TIME Person of the Year: Naming Pussy Riot Will Hurt Russian Freedom of Expression
The names Nadezhda Tolokonnikova, Yekaterina Samutsevich, and Maria Alyokhina may not seem familiar, though you have probably heard of their post-feminist punk protest band, Pussy Riot.
The three women were arrested following a guerrilla performance at Moscow's Christ the Savior cathedral where they gave a “punk prayer” imploring the Virgin Mary to “drive [Russian President Vladimir] Putin out!” The three were arrested and later convicted on charges of hooliganism; Tolokonnikova and Alyokhina are currently serving two year criminal sentences in labor camps, while Samutsevich's conviction was overturned on a technicality. The arrests and convictions immediately turned Pussy Riot into an international cause célèbre, as they became living symbols of political oppression under Vladimir Putin. Accolades for the three women have poured in from around the globe, including, most recently, a call to name them TIME Magazine's Persons of the Year.

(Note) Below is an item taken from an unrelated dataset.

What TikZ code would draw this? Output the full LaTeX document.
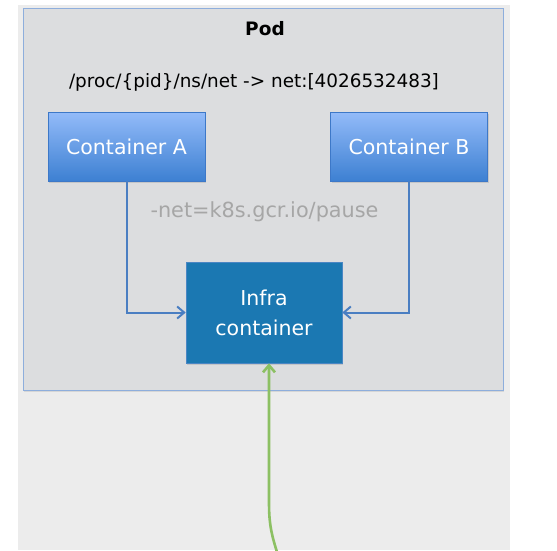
\documentclass[tikz,border=0pt]{standalone}
\usepackage{fontspec}
\setmainfont{DejaVu Sans}
\usetikzlibrary{arrows.meta,shadows}
\definecolor{outerbg}{HTML}{ECECEC}
\definecolor{podbg}{HTML}{DCDDDF}
\definecolor{podline}{HTML}{8EAEDC}
\definecolor{ctop}{HTML}{93BBF9}
\definecolor{cbot}{HTML}{3D80D2}
\definecolor{cline}{HTML}{3D78C8}
\definecolor{infrafill}{HTML}{1B78B2}
\definecolor{infraline}{HTML}{4A86C4}
\definecolor{linkblue}{HTML}{4A7EC2}
\definecolor{linkgreen}{HTML}{8CC063}
\definecolor{hintgray}{HTML}{A6A6A6}
\tikzset{
  x=1pt, y=-1pt,
  container/.style={draw=cline, line width=0.6pt, top color=ctop, bottom color=cbot,
    minimum width=157pt, minimum height=69pt, text=white, font=\fontsize{20.5}{24}\selectfont,
    drop shadow={shadow xshift=1pt, shadow yshift=-1.5pt, opacity=0.25}},
  infra/.style={draw=infraline, line width=0.6pt, fill=infrafill,
    minimum width=156pt, minimum height=101pt, text=white, align=center,
    font=\fontsize{20.5}{30}\selectfont,
    drop shadow={shadow xshift=1pt, shadow yshift=-1.5pt, opacity=0.25}},
  link/.style={draw=linkblue, line width=2pt, -{Straight Barb[length=7pt,width=12pt,line width=2pt]}},
  feed/.style={draw=linkgreen, line width=2.6pt, -{Straight Barb[length=7pt,width=12pt,line width=2.6pt]}}
}
\begin{document}
\begin{tikzpicture}
  \useasboundingbox (0,0) rectangle (557,550);
  % outer panel
  \fill[outerbg] (18,5) rectangle (510,550);
  % pod boundary
  \node[draw=podline, fill=podbg, line width=0.6pt, minimum width=480pt, minimum height=382pt,
        anchor=north west, inner sep=0pt,
        drop shadow={shadow xshift=0.5pt, shadow yshift=-1.5pt, opacity=0.2}] (pod) at (23,8) {};
  \node[font=\bfseries\fontsize{18.5}{22}\selectfont] (title) at (265,29) {Pod};
  \node[font=\fontsize{18.4}{22}\selectfont] (nsline) at (254,82) {/proc/\{pid\}/ns/net -> net:[4026532483]};
  % containers
  \node[container] (ca) at (126.5,146.5) {Container A};
  \node[container] (cb) at (409,146.5) {Container B};
  \node[text=hintgray, font=\fontsize{20.8}{24}\selectfont] (hint) at (264.5,212) {-net=k8s.gcr.io/pause};
  \node[infra] (infra) at (264,312.5) {Infra\\container};
  % links into the infra container
  \draw[link] (ca.south) |- (infra.west);
  \draw[link] (cb.south) |- (infra.east);
  \coordinate (src) at (277,552);
  \draw[feed] (src) .. controls (270,530) and (269,520) .. (269,500) -- (infra.south -| 269,0);
\end{tikzpicture}
\end{document}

And that's the problem: While global attention has been focused on Pussy Riot, a litany of other more serious, more impactful attempts by the Putin regime to squash political dissent and freedom of speech have gone on in Russia with little comment by the international community. These moves include the jailing of other political protesters, government harassment opposition leaders and, most recently, passage of a far-reaching internet censorship bill.
Alexei Navalny, whose blog on government corruption launched him into a leadership role in the protests against Vladimir Putin that blew up last December in Russia, is once again facing criminal charges for, ironically, corruption, stemming from work he did as a consultant for a provincial governor in 2009. A criminal case against Navalny was closed earlier this year with no charges being filed against him, but a new criminal case was mysteriously opened on the same allegations just a few months later. That case remains open and Navalny is still officially under investigation.
Another well-known opposition figure, Sergei Udaltsov of the Left Front Movement is currently under house arrest on charges of conspiracy to organize mass riots, stemming from his role in the popular protests that began last December and went on through the spring of this year. To make the charges against Udaltsov even worse, the Russian government is alleging that Udaltsov was secretly funded by activists from the former Soviet Republic of Georgia in an effort to undermine the Russian government (Russia and Georgia fought a five-day war in the summer of 2008).
Even the powerful are not immune to political pressure. Russian billionaire, and Putin critic, Alexander Lebedev is also facing criminal charges stemming from an incident a year ago when he punched a business rival during a television talk show. In September, Alexander Lebedev was charged with hooliganism; the same charge levied against Pussy Riot, and told not to leave the country. Meanwhile, his son, Evgeny Lebedev, has pulled the plug on a foundation started by the Lebedev family to train journalists to report on government affairs and corruption.
Finally, there is the new internet law that went into effect on November 1, which the Russian government says is aimed at fighting societal ills like drug trafficking and pedophilia. Critics contend that the law is really meant to promote censorship and to create a Russian version of China's “Great Firewall” system to block websites the government dislikes; Russian webmasters, meanwhile, say that the law is so broadly written, it is nearly impossible to comply with, nor do officials know how to enforce it. One webmaster explained the situation: “The law is not worked through – no one knows who to answer to, or for what. It's a clusterfuck.”
It is important to note here that nearly half of all Russians are regular internet users because the internet is widely viewed as the only part of the Russian media space currently not under government control.
So, as 2012 rolled on, the Putin government took aggressive steps to squash the political opposition, intimidate would-be protesters and is trying to close off the one arena of free expression left in Russia. Yet none of these moves have received a fraction of the attention that has been given to Pussy Riot.
And that’s the problem. Pussy Riot’s cathedral performance was so provocative it demanded a response from the government. It is worth noting that a poll taken by the Russian firm VTsIOM showed that 46% of Russians called the performance an act of “hooliganism” and more than half supported criminal penalties of some type. Arguably, Navalny, Lebedev and Russia’s internet users are the targets of government oppression for merely trying to exercise rights given to them under the Russian constitution, yet the coverage of these stories pales in comparison to the amount of press attention given to Pussy Riot, giving them the title of “Persons of the Year” will only shove these other important stories further into the background.